Guillaume PÉAN « Pour les indicateurs et la sensibilisation, je préfère le suivant plus parlant que les 6% de GES : l'emprunte numérique d'un européen c'est 40% de son budget annuel en ressources, sachant qu'il faut aussi se loger, se nourrir... En 2021 on était déjà endetté à partir du 5 juillet ! »
*Les 16 indicateurs PEF
- PEF-ADPe (kg SB eq.) Utilisation des resources minérales et métalliques
- PEF-ADPf (MJ) Utilisation de ressources fossiles (y inclus le nucléaire)
- PEF-AP (mol H+ eq.) Acidification
- PEF-CTUe (CTUe) Ecotoxicité des eaux douces
- PEF-CTUh-c (CTUh) Toxicité humaine - Effets cancérigènes
- PEF-CTUh-nc (CTUh) Toxicité humaine - Effets non-cancérigènes
- PEF-Epf (kg P eq.) Eutrophisation des eaux douces
- PEF-Epm (kg N eq.) Eutrophisation des eaux marines
- PEF-Ept (mol N eq.) Eutrophisation terrestre
- PEF-GWP (kg CO2 eq.) Changement climatique total
- PEF-IR (kg U235 eq.) Emissions de substances radionisantes
- PEF-LU (No dimension) Utilisation des sols
- PEF-ODP (kg CFC-11 eq.) Apprauvrissement de la couche d'ozone
- PEF-PM (Disease occurrence) Emissions de particules fines
- PEF-POCP (kg NMVOC eq.) Formation d'ozone photochimique
- PEF-WU (m3 eq.) Utilisation de la ressource en eau
Le premier impact du numérique est ADPe, puis IR en France (lié au nucléaire), puis ADPf/GWP
Et pour illustrer l'épuisement des ressources minérales et métalliques : https://www.usinenouvelle.com/article/infographie-de-surprenantes-matieres-critiques.N563822
Intervenants :
Antoine ABÉLARD (promo ESEO 2015 - ESAKI)

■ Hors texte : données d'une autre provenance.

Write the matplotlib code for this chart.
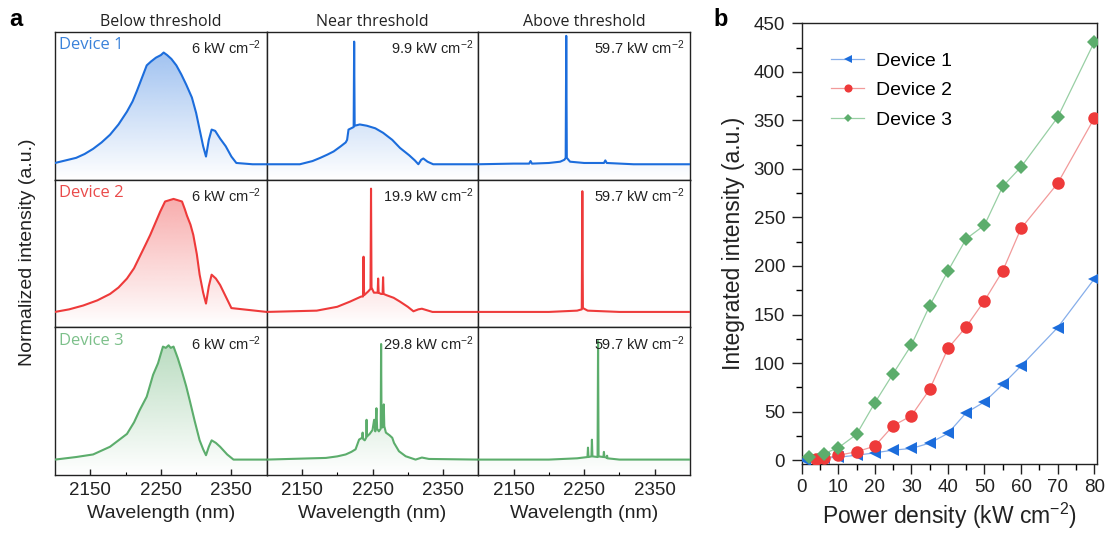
import numpy as np
import matplotlib
matplotlib.use("Agg")
import matplotlib.pyplot as plt
from matplotlib.colors import to_rgb
from matplotlib.patches import PathPatch

plt.rcParams['font.family'] = ['Liberation Sans', 'DejaVu Sans']
plt.rcParams['mathtext.fontset'] = 'custom'
plt.rcParams['mathtext.rm'] = 'Liberation Sans'
plt.rcParams['mathtext.it'] = 'Liberation Sans:italic'
plt.rcParams['mathtext.bf'] = 'Liberation Sans:bold'

# ---------------- Panel a data (wavelength nm, normalized intensity) ----------------
columns = ["Below threshold", "Near threshold", "Above threshold"]
devices = ["Device 1", "Device 2", "Device 3"]
power_labels = [["6", "9.9", "59.7"],
                ["6", "19.9", "59.7"],
                ["6", "29.8", "59.7"]]

wl_d1_below = [2100, 2115, 2130, 2142, 2154, 2166, 2178, 2190, 2202, 2210, 2216, 2223, 2230, 2236, 2243, 2250, 2254, 2259, 2265, 2272, 2279, 2286, 2294, 2300, 2305, 2310, 2314, 2318, 2322, 2327, 2334, 2342, 2350, 2357, 2380, 2400]
in_d1_below = [0.01, 0.03, 0.05, 0.08, 0.12, 0.17, 0.23, 0.31, 0.41, 0.49, 0.57, 0.67, 0.77, 0.80, 0.83, 0.85, 0.87, 0.85, 0.82, 0.77, 0.70, 0.62, 0.52, 0.40, 0.27, 0.14, 0.06, 0.19, 0.27, 0.26, 0.20, 0.14, 0.06, 0.01, 0.0, 0.0]

wl_d1_near = [2100, 2147, 2165, 2176, 2186, 2195, 2205, 2212, 2214, 2216, 2223.3, 2224, 2224.7, 2232, 2242, 2254, 2265, 2278, 2289, 2302, 2310, 2315, 2319, 2322, 2328, 2336, 2400]
in_d1_near = [0.0, 0.0, 0.025, 0.05, 0.075, 0.10, 0.14, 0.17, 0.19, 0.27, 0.29, 0.955, 0.30, 0.31, 0.30, 0.28, 0.245, 0.19, 0.127, 0.07, 0.03, 0.0, 0.035, 0.045, 0.02, 0.0, 0.0]

wl_d1_above = [2100, 2150, 2172, 2174, 2176, 2200, 2216, 2222, 2223.8, 2224.6, 2225.4, 2230, 2250, 2278, 2280, 2282, 2320, 2400]
in_d1_above = [0.0, 0.005, 0.005, 0.025, 0.005, 0.01, 0.02, 0.035, 0.05, 1.0, 0.05, 0.02, 0.01, 0.01, 0.03, 0.01, 0.0, 0.0]

wl_d2_below = [2100, 2120, 2140, 2160, 2178, 2190, 2202, 2212, 2220, 2228, 2235, 2242, 2249, 2256, 2262, 2268, 2274, 2280, 2284, 2287, 2292, 2296, 2301, 2305, 2310, 2314, 2318, 2322, 2328, 2334, 2342, 2350, 2400]
in_d2_below = [0.0, 0.02, 0.05, 0.09, 0.14, 0.19, 0.26, 0.34, 0.43, 0.52, 0.60, 0.69, 0.78, 0.86, 0.87, 0.88, 0.87, 0.86, 0.80, 0.75, 0.68, 0.60, 0.45, 0.29, 0.15, 0.065, 0.20, 0.29, 0.26, 0.21, 0.12, 0.03, 0.0]

wl_d2_near = [2100, 2171, 2200, 2218, 2234, 2236.5, 2237.3, 2238.1, 2244, 2247.2, 2247.9, 2248.6, 2252, 2257.3, 2258, 2258.7, 2262, 2264.3, 2265, 2265.7, 2270, 2280, 2289, 2300, 2308, 2315, 2320, 2335, 2400]
in_d2_near = [0.0, 0.01, 0.04, 0.08, 0.12, 0.12, 0.43, 0.13, 0.16, 0.18, 0.96, 0.19, 0.15, 0.15, 0.26, 0.15, 0.14, 0.14, 0.27, 0.14, 0.13, 0.11, 0.08, 0.04, 0.005, 0.02, 0.025, 0.0, 0.0]

wl_d2_above = [2100, 2200, 2240, 2246.6, 2247.4, 2248.2, 2255, 2300, 2400]
in_d2_above = [0.0, 0.0, 0.01, 0.02, 0.94, 0.03, 0.01, 0.0, 0.0]

wl_d3_below = [2100, 2130, 2154, 2166, 2178, 2190, 2202, 2212, 2220, 2230, 2239, 2246, 2253, 2257, 2261, 2264, 2268, 2274, 2280, 2286, 2291, 2298, 2305, 2310, 2314, 2318, 2322, 2328, 2334, 2344, 2353, 2400]
in_d3_below = [0.0, 0.02, 0.04, 0.07, 0.10, 0.15, 0.20, 0.29, 0.385, 0.49, 0.66, 0.75, 0.88, 0.87, 0.89, 0.87, 0.88, 0.79, 0.685, 0.57, 0.46, 0.30, 0.15, 0.08, 0.034, 0.10, 0.15, 0.13, 0.10, 0.04, 0.0, 0.0]

wl_d3_near = [2100, 2184, 2200, 2212, 2220, 2226, 2231, 2235.3, 2236, 2236.7, 2239, 2241, 2241.6, 2242.2, 2246, 2250, 2252.3, 2254, 2255.6, 2256.6, 2259, 2261.6, 2262.2, 2262.8, 2264, 2265.3, 2266, 2266.7, 2269, 2274, 2278, 2280.5, 2287.5, 2297, 2311, 2320, 2330, 2400]
in_d3_near = [0.0, 0.013, 0.025, 0.04, 0.06, 0.08, 0.156, 0.17, 0.21, 0.16, 0.15, 0.17, 0.31, 0.18, 0.20, 0.23, 0.31, 0.22, 0.40, 0.24, 0.22, 0.24, 0.90, 0.30, 0.25, 0.26, 0.43, 0.26, 0.21, 0.19, 0.17, 0.13, 0.065, 0.026, 0.0, 0.016, 0.005, 0.0]

wl_d3_above = [2100, 2200, 2240, 2254.7, 2255.4, 2256.1, 2260.3, 2261, 2261.7, 2269, 2269.7, 2270.4, 2277.3, 2278, 2278.7, 2282, 2282.5, 2283, 2300, 2400]
in_d3_above = [0.0, 0.0, 0.01, 0.02, 0.093, 0.02, 0.025, 0.155, 0.025, 0.02, 0.923, 0.025, 0.02, 0.06, 0.02, 0.015, 0.03, 0.01, 0.0, 0.0]

spectra = [[(wl_d1_below, in_d1_below), (wl_d1_near, in_d1_near), (wl_d1_above, in_d1_above)],
           [(wl_d2_below, in_d2_below), (wl_d2_near, in_d2_near), (wl_d2_above, in_d2_above)],
           [(wl_d3_below, in_d3_below), (wl_d3_near, in_d3_near), (wl_d3_above, in_d3_above)]]

wl_ticks = [2150, 2250, 2350]

# ---------------- Panel b data ----------------
power_d1 = [1, 3, 6, 10, 15, 20, 25, 30, 35, 40, 45, 50, 55, 60, 70, 80]
integ_d1 = [0.5, 1, 2, 3, 5, 7.5, 10.3, 12, 17.5, 27.5, 48.8, 60, 78, 97, 136.5, 186.5]
power_d2 = [4, 6, 10, 15, 20, 25, 30, 35, 40, 45, 50, 55, 60, 70, 80]
integ_d2 = [0.7, 1.7, 5, 8.6, 14.4, 35.4, 45.7, 72.8, 115, 137.4, 164.2, 195, 238.7, 285, 352]
power_d3 = [2, 6, 10, 15, 20, 25, 30, 35, 40, 45, 50, 55, 60, 70, 80]
integ_d3 = [3, 6.5, 12.7, 26.5, 59, 89, 118.5, 159, 194.8, 228, 242, 282, 302, 353, 430.4]

# ---------------- Styling ----------------
line_colors = ['#1c6ddc', '#ee3a3a', '#5cad6c']
label_colors = ['#3a82da', '#ea4a4a', '#7cc08a']
light_colors = ['#86aeea', '#f29a9a', '#98cfa4']
markers = ['<', 'o', 'D']
msizes = [9, 9, 7]

W, H = 1107, 534
fig = plt.figure(figsize=(W / 100, H / 100), dpi=100)

YLO, YHI = -0.12, 1.03
gs = fig.add_gridspec(3, 3, left=55 / W, right=690 / W, top=1 - 32 / H, bottom=1 - 475 / H,
                      wspace=0, hspace=0)


def grad_fill(ax, x, y, color):
    poly = ax.fill_between(x, y, YLO, facecolor='none', edgecolor='none', lw=0)
    path = poly.get_paths()[0]
    rgb = to_rgb(color)
    n = 256
    arr = np.zeros((n, 1, 4))
    arr[:, 0, :3] = rgb
    arr[:, 0, 3] = np.linspace(0.48, 0.0, n)
    im = ax.imshow(arr, aspect='auto', extent=[2100, 2400, YLO, YHI], origin='upper',
                   zorder=1, interpolation='bilinear')
    patch = PathPatch(path, transform=ax.transData, facecolor='none', edgecolor='none')
    ax.add_patch(patch)
    im.set_clip_path(patch)


for r in range(3):
    for c in range(3):
        ax = fig.add_subplot(gs[r, c])
        x, y = spectra[r][c]
        grad_fill(ax, x, y, line_colors[r])
        ax.plot(x, y, color=line_colors[r], lw=1.5, zorder=3)
        ax.set_xlim(2100, 2400)
        ax.set_ylim(YLO, YHI)
        ax.set_yticks([])
        for s in ax.spines.values():
            s.set_linewidth(1.0)
            s.set_color('#222222')
        if r == 2:
            ax.set_xticks(wl_ticks)
            ax.set_xticks([2200, 2300], minor=True)
            ax.tick_params(axis='x', which='major', direction='in', length=4, width=1,
                           labelsize=13.5, pad=5, colors='#222222')
            ax.tick_params(axis='x', which='minor', direction='in', length=2.5, width=0.8)
            ax.set_xlabel("Wavelength (nm)", fontsize=14, labelpad=4, color='#222222')
        else:
            ax.set_xticks([])
        ax.text(0.975, 0.955, power_labels[r][c] + r' kW cm$^{-2}$', transform=ax.transAxes,
                ha='right', va='top', fontsize=10.5, color='#222222')
        if c == 0:
            ax.text(0.02, 0.965, devices[r], transform=ax.transAxes, ha='left', va='top',
                    fontsize=12, color=label_colors[r], family=['Open Sans', 'DejaVu Sans'])
        if r == 0:
            ax.set_title(columns[c], fontsize=11.5, pad=4, color='#222222',
                         family=['Open Sans', 'DejaVu Sans'])

fig.text(28 / W, 1 - 252 / H, "Normalized intensity (a.u.)", rotation=90, ha='center', va='center',
         fontsize=14, color='#222222')
fig.text(16 / W, 1 - 20 / H, "a", ha='center', va='center', fontsize=17, fontweight='bold')
fig.text(721 / W, 1 - 20 / H, "b", ha='center', va='center', fontsize=17, fontweight='bold')

# ---------------- Panel b ----------------
axb = fig.add_axes([801.7 / W, 1 - 464 / H, (1096.7 - 801.7) / W, (464 - 23.3) / H])
series = [(power_d1, integ_d1), (power_d2, integ_d2), (power_d3, integ_d3)]
for i, (px, py) in enumerate(series):
    axb.plot(px, py, color=light_colors[i], lw=0.9, zorder=2)
    axb.plot(px, py, linestyle='none', marker=markers[i], ms=msizes[i], color=line_colors[i],
             markeredgewidth=0, zorder=3)
# legend handles
handles = []
for i in range(3):
    h, = axb.plot([], [], color=light_colors[i], lw=0.9, marker=markers[i], ms=msizes[i] * 0.65,
                  markerfacecolor=line_colors[i], markeredgewidth=0)
    handles.append(h)
axb.legend(handles, devices, loc='upper left', bbox_to_anchor=(0.1, 0.935), frameon=False,
           fontsize=14, handlelength=1.7, handletextpad=0.6, labelspacing=0.62, borderpad=0,
           borderaxespad=0)
axb.set_xlim(0, 80.7)
axb.set_ylim(-4, 450)
axb.set_xticks(range(0, 81, 10))
axb.set_xticks(range(5, 81, 10), minor=True)
axb.set_yticks(range(0, 451, 50))
axb.set_yticks(range(25, 451, 50), minor=True)
axb.tick_params(axis='both', which='major', direction='out', length=7, width=1, labelsize=13.5,
                colors='#222222')
axb.tick_params(axis='both', which='minor', direction='out', length=4, width=1)
axb.tick_params(axis='x', pad=4)
axb.tick_params(axis='y', pad=5)
for s in axb.spines.values():
    s.set_linewidth(1.0)
    s.set_color('#222222')
axb.set_xlabel(r"Power density (kW cm$^{-2}$)", fontsize=16.5, labelpad=3, color='#222222')
axb.set_ylabel("Integrated intensity (a.u.)", fontsize=16.5, labelpad=6, color='#222222')

fig.savefig("out.png", dpi=100)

Directeur de projets chez SPECINOV, société spécialisée dans le conception d'application web et mobiles éco-conçues, Antoine est passionné par la thématique du Green IT. Il intervient d'ailleurs à ESEO Angers sur ce sujet afin de former les #ingESEO de demain à cet aspect de l'informatique.
Arnaud COSPAIN (promo ESEO 2015 - ESAKI)
IT Solution Architect chez IPPON, Arnaud est féru des technologies innovantes, notamment le "move to Cloud" et les sujets sur la responsabilité numérique (souveraineté et sobriété / Green IT).
Membre du Conseil d'Administration d'ESEO Alumni, il intervient également à ESEO Paris-Vélizy sur la thématique du Cloud Computing.
David OLIVIER (promo ESEO 2002 - PLANCK)
Directeur de la Recherche et du Développement chez DAVIDSON Consulting, David coordonne différents projets de recherche dont dernièrement DISTILLER. Ce projet, soutenu par l'Agence Nationale de Recherche (ANR), porte sur la réduction de l'impact environnemental des solutions Cloud.
"Inria, OVHcloud, Orange et Davidson consulting se sont associés au sein d’un consortium afin de mutualiser leurs expertises, avec l’objectif de définir des recommandations précises sur les éléments logiciels et les configurations les plus adaptées pour assurer la durabilité et la frugalité énergétique des applications cloud, dès la conception.
DISTILLER étudiera et organisera l’écosystème des logiciels Cloud, puis exploitera les données qui en résultent pour proposer des modèles de configuration optimisés, en se fondant sur différents algorithmes d’intelligence artificielle."
David est également membre du Conseil d'Administration ESEO Alumni.